- Born: 1855 Lisbon, Portugal
- Died: Unknown
- Known for: First Portuguese woman doctor

= Elisa Augusta da Conceição Andrade =

First Portuguese female doctor (born 1855)

Elisa Augusta da Conceição Andrade (1855–?) was a Portuguese medical doctor, being the first woman to practice this profession in Portugal, from 1889.

==Career==
Andrade was born in Lisbon, probably in 1855. She enrolled to study medicine at the Escola Politécnica of Lisbon (later the Faculty of Sciences of the University of Lisbon) in 1880, at the age of 25. In 1889 she opened her own practice in Lisbon, in the square now known as Largo Trindade Coelho, specialising in the treatment of women and children.

On September 1, 1889, the Diário de Notícias newspaper announced that:

D. Elisa Augusta da Conceição Andrade, who completed her course at the Medical School of Lisbon this year, opened an office for women and children. This is finally the first big step towards the emancipation of women in Portugal! In a little while, maybe a year from now, two new doctors, trained by the Porto school, will join that one, and their example will be followed and others will follow ……

It appears that she was not well received by her fellow male students, one of whom, writing in 1925, 35 years after the course ended, recalled her as being "short, thin and ugly" and alleged that she washed infrequently. He noted that she was poor, relying on class notes rather than buying textbooks.

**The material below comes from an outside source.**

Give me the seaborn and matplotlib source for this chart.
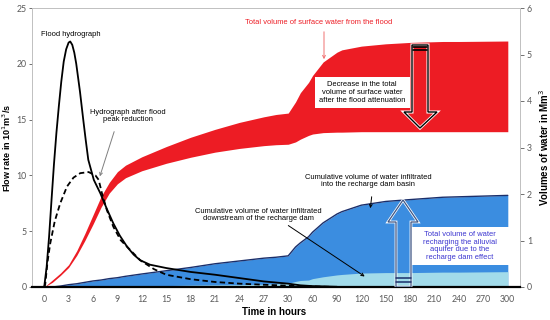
import numpy as np
import pandas as pd
import matplotlib
matplotlib.use("Agg")
import matplotlib.pyplot as plt
import seaborn as sns
from matplotlib.patches import Polygon, Rectangle

# ---------------- data ----------------
# flood hydrograph (hours, flow in 10^1 m3/s)
flood_t = [0, 0.3, 0.6, 0.9, 1.2, 1.5, 1.8, 2.1, 2.4, 2.7, 3.0, 3.2, 3.45, 3.7, 3.94,
           4.4, 4.8, 5.1, 5.42, 6.1, 6.9, 7.7, 8.5, 9.3, 10.2, 11.0, 11.8, 13, 15, 18,
           21, 24, 27, 30, 45, 60, 90]
flood_q = [0, 1.8, 4.5, 7.8, 11.0, 13.8, 16.2, 18.4, 20.2, 21.3, 21.9, 22.0, 21.7, 21.0, 20.0,
           17.5, 15.0, 13.2, 11.4, 9.6, 8.4, 7.0, 5.7, 4.6, 3.6, 2.9, 2.4, 2.0, 1.7, 1.35,
           1.1, 0.8, 0.5, 0.3, 0.15, 0.08, 0.02]
# hydrograph after flood peak reduction
red_t = [0, 0.12, 0.4, 0.74, 1.3, 1.97, 2.8, 3.6, 4.43, 5.46, 6.3, 6.7, 7.1, 7.7, 8.5,
         9.4, 10.6, 11.8, 13.5, 15, 18, 21, 24, 27, 30, 45, 60, 90]
red_q = [0, 0.2, 2.2, 3.9, 5.9, 7.5, 9.0, 9.8, 10.2, 10.3, 10.0, 9.6, 8.4, 6.9, 5.4,
         4.2, 3.3, 2.4, 1.6, 1.1, 0.7, 0.45, 0.3, 0.2, 0.12, 0.08, 0.05, 0.0]

# volumes (Mm3)
vol_t = [0, 1, 2, 3, 4, 5, 6, 7, 8, 9, 10, 12, 15, 18, 21, 24, 27, 28.5, 30, 39, 45,
         55, 60, 73, 90, 96, 120, 150, 180, 220, 240, 300]
surf_total = [0, 0.15, 0.3, 0.48, 0.78, 1.15, 1.55, 1.95, 2.25, 2.48, 2.62, 2.8, 3.02, 3.22,
              3.39, 3.54, 3.66, 3.71, 3.74, 3.98, 4.18, 4.4, 4.55, 4.84, 5.05, 5.1, 5.18,
              5.23, 5.26, 5.28, 5.28, 5.29]
surf_after = [0, 0.1, 0.25, 0.42, 0.68, 1.0, 1.35, 1.72, 2.02, 2.22, 2.35, 2.5, 2.66, 2.79,
              2.9, 2.98, 3.04, 3.06, 3.07, 3.12, 3.18, 3.26, 3.29, 3.32, 3.33, 3.33, 3.34,
              3.34, 3.34, 3.34, 3.34, 3.34]
infil_basin = [0, 0.0, 0.02, 0.05, 0.07, 0.1, 0.13, 0.15, 0.18, 0.2, 0.23, 0.28, 0.35, 0.42,
               0.5, 0.56, 0.62, 0.64, 0.67, 0.86, 0.95, 1.08, 1.18, 1.38, 1.57, 1.62, 1.76,
               1.84, 1.88, 1.93, 1.94, 1.97]
infil_down = [0, 0.0, 0.0, 0.005, 0.01, 0.01, 0.012, 0.015, 0.018, 0.02, 0.022, 0.025, 0.03,
              0.04, 0.045, 0.05, 0.06, 0.07, 0.08, 0.12, 0.14, 0.15, 0.18, 0.22, 0.26, 0.27,
              0.3, 0.31, 0.31, 0.32, 0.32, 0.33]

xticks = [0, 3, 6, 9, 12, 15, 18, 21, 24, 27, 30, 60, 90, 120, 150, 180, 210, 240, 270, 300]

flow = pd.concat([
    pd.DataFrame({"t": flood_t, "q": flood_q, "s": "Flood hydrograph"}),
    pd.DataFrame({"t": red_t, "q": red_q, "s": "After reduction"}),
])

# ---------------- style ----------------
sns.set_theme(style="white")
plt.rcParams['font.family'] = ['Liberation Sans', 'DejaVu Sans']

def fwd(t):
    t = np.asarray(t, dtype=float)
    return np.where(t <= 30, t / 3.0, 10 + (t - 30) / 30.0)

def inv(p):
    p = np.asarray(p, dtype=float)
    return np.where(p <= 10, p * 3.0, 30 + (p - 10) * 30.0)

fig = plt.figure(figsize=(5.5, 3.2), dpi=100)
ax = fig.add_axes([32/550, 33/320, 488/550, 279/320])
ax2 = ax.twinx()
ax.set_zorder(ax2.get_zorder() + 1)
ax.patch.set_visible(False)

ax.set_xscale('function', functions=(fwd, inv))
ax.set_xlim(-1.5, 315)
ax.set_ylim(0, 25)
ax2.set_ylim(0, 6)

RED = "#ed1c24"
BLUE = "#3b8de0"
LBLUE = "#a2dbea"
NAVY = "#1b2f6b"

vt = np.array(vol_t)
ax2.fill_between(vt, surf_after, surf_total, color=RED, lw=0, zorder=2)
ax2.fill_between(vt, 0, infil_basin, color=BLUE, lw=0, zorder=2)
ax2.plot(vt, infil_basin, color=NAVY, lw=1.0, zorder=3)
ax2.fill_between(vt, 0, infil_down, color=LBLUE, lw=0, zorder=3)

sns.lineplot(data=flow, x="t", y="q", style="s", color="black", lw=1.3,
             dashes={"Flood hydrograph": "", "After reduction": (3, 1.8)},
             sort=False, legend=False, ax=ax, zorder=5)

# axes styling
GR = "#595959"
ax.set_xticks(xticks)
ax.set_xticklabels([str(v) for v in xticks])
ax.set_yticks([0, 5, 10, 15, 20, 25])
ax2.set_yticks([0, 1, 2, 3, 4, 5, 6])
for a in (ax, ax2):
    a.tick_params(axis='both', labelsize=6.3, colors=GR, length=3, width=0.6,
                  direction='out', pad=2)
    for lab in a.get_xticklabels() + a.get_yticklabels():
        lab.set_fontfamily('Lato')
ax.tick_params(axis='x', length=2, pad=4)
ax.tick_params(axis='y', length=2.5, pad=1.5)
for sp in ax.spines.values():
    sp.set_color("#c0c0c0")
    sp.set_linewidth(0.6)
for sp in ax2.spines.values():
    sp.set_color("#c0c0c0")
    sp.set_linewidth(0.6)
ax.spines['bottom'].set_color("black")
ax.spines['bottom'].set_linewidth(1.6)
ax.spines['bottom'].set_zorder(10)

ax.set_xlabel("Time in hours", fontsize=7, fontweight='bold', color='black')
ax.set_ylabel("Flow rate in 10$^{1}$m$^{3}$/s", fontsize=6.5, fontweight='bold',
              color='black')
ax2.set_ylabel("Volumes of water in Mm$^{3}$", fontsize=7, fontweight='bold',
               labelpad=4, color='black')
ax.xaxis.set_label_coords((274 - 32) / 488, -0.07)
ax.yaxis.set_label_coords(-(32 - 7) / 488, 0.5)
ax.yaxis.label.set_va('center')

# ---------------- annotations (pixel helpers) ----------------
def P(x, y):
    return ((x - 32) / 488.0, (287 - y) / 279.0)

def txt(x, y, s, color='black', size=5.4, **kw):
    ax.text(*P(x, y), s, transform=ax.transAxes, ha='center', va='center',
            fontsize=size, color=color, zorder=12, linespacing=1.15, **kw)

def arrow(x0, y0, x1, y1, color='black'):
    ax.annotate("", xy=P(x1, y1), xytext=P(x0, y0), xycoords='axes fraction',
                textcoords='axes fraction',
                arrowprops=dict(arrowstyle='->', color=color, lw=0.7,
                                mutation_scale=5), zorder=12)

txt(71, 35, "Flood hydrograph")
txt(128, 116, "Hydrograph after flood\npeak reduction")
arrow(115, 129, 99, 179, color='#7f7f7f')
txt(319, 23, "Total volume of surface water from the flood", color=RED)
arrow(324, 29, 324, 62, color='#f07070')

# decrease box
bx0, by0 = P(315, 108)
bx1, by1 = P(410, 77)
ax.add_patch(Rectangle((bx0, by0), bx1 - bx0, by1 - by0, transform=ax.transAxes,
                       facecolor='white', edgecolor='none', zorder=11))
txt(362, 92.5, "Decrease in the total\nvolume of surface water\nafter the flood attenuation",
    size=5.4)

# down arrow (hollow)
down = [P(412, 45), P(412, 112), P(404, 112), P(420, 128), P(437, 112), P(428, 112), P(428, 45)]
ax.add_patch(Polygon(down, closed=True, transform=ax.transAxes, fill=False,
                     edgecolor='white', lw=2.2, zorder=11))
ax.add_patch(Polygon(down, closed=True, transform=ax.transAxes, fill=False,
                     edgecolor='black', lw=1.0, zorder=11))
for yy in (46.5, 50):
    ax.plot([P(413, yy)[0], P(427, yy)[0]], [P(413, yy)[1]] * 2, transform=ax.transAxes,
            color='black', lw=1.2, zorder=11)

# up arrow (hollow)
up = [P(396, 287), P(396, 222), P(388, 222), P(403, 200), P(418, 222), P(411, 222), P(411, 287)]
ax.add_patch(Polygon(up, closed=True, transform=ax.transAxes, fill=False,
                     edgecolor='white', lw=2.0, zorder=11))
ax.add_patch(Polygon(up, closed=True, transform=ax.transAxes, fill=False,
                     edgecolor='#3e5583', lw=0.9, zorder=11))
for yy in (277.5, 281.5):
    ax.plot([P(396, yy)[0], P(411, yy)[0]], [P(396, yy)[1]] * 2, transform=ax.transAxes,
            color=NAVY, lw=1.1, zorder=11)

txt(368, 181, "Cumulative volume of water infiltrated\ninto the recharge dam basin")
arrow(372, 194, 370, 211)
txt(258, 215, "Cumulative volume of water infiltrated\ndownstream of the recharge dam")
arrow(286, 224, 367, 278)

# blue box
bx0, by0 = P(412, 265)
bx1, by1 = P(510, 227)
ax.add_patch(Rectangle((bx0, by0), bx1 - bx0, by1 - by0, transform=ax.transAxes,
                       facecolor='white', edgecolor='none', zorder=11))
txt(460, 246, "Total volume of water\nrecharging the alluvial\naquifer due to the\nrecharge dam effect",
    color='#3b35d0', size=5.4)

fig.savefig("out.png", dpi=100)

He also alleged that the patients in the Hospital de São José, a Lisbon hospital specialising in surgery where the students trained, were reluctant to be observed by her.
==Controversy==
Although Andrade was registered at the college from 1880 and the story in the Diário de Notícias in 1889 would appear to confirm that she did practice medicine, there is controversy as to whether she actually qualified as a doctor. Researchers have been unable to find evidence that she submitted her final dissertation or any indication that she graduated in 1889, the last record being found referring to her passing exams in 1886. Possibly the inability to pay the required fee was the reason for her failure to graduate although the student quoted above also indicated that she had an income from giving music lessons.

==Honours and awards==
- There is a street named the Rua Dra. Elisa Augusta de Andrade in Tavira in the Algarve region of Portugal.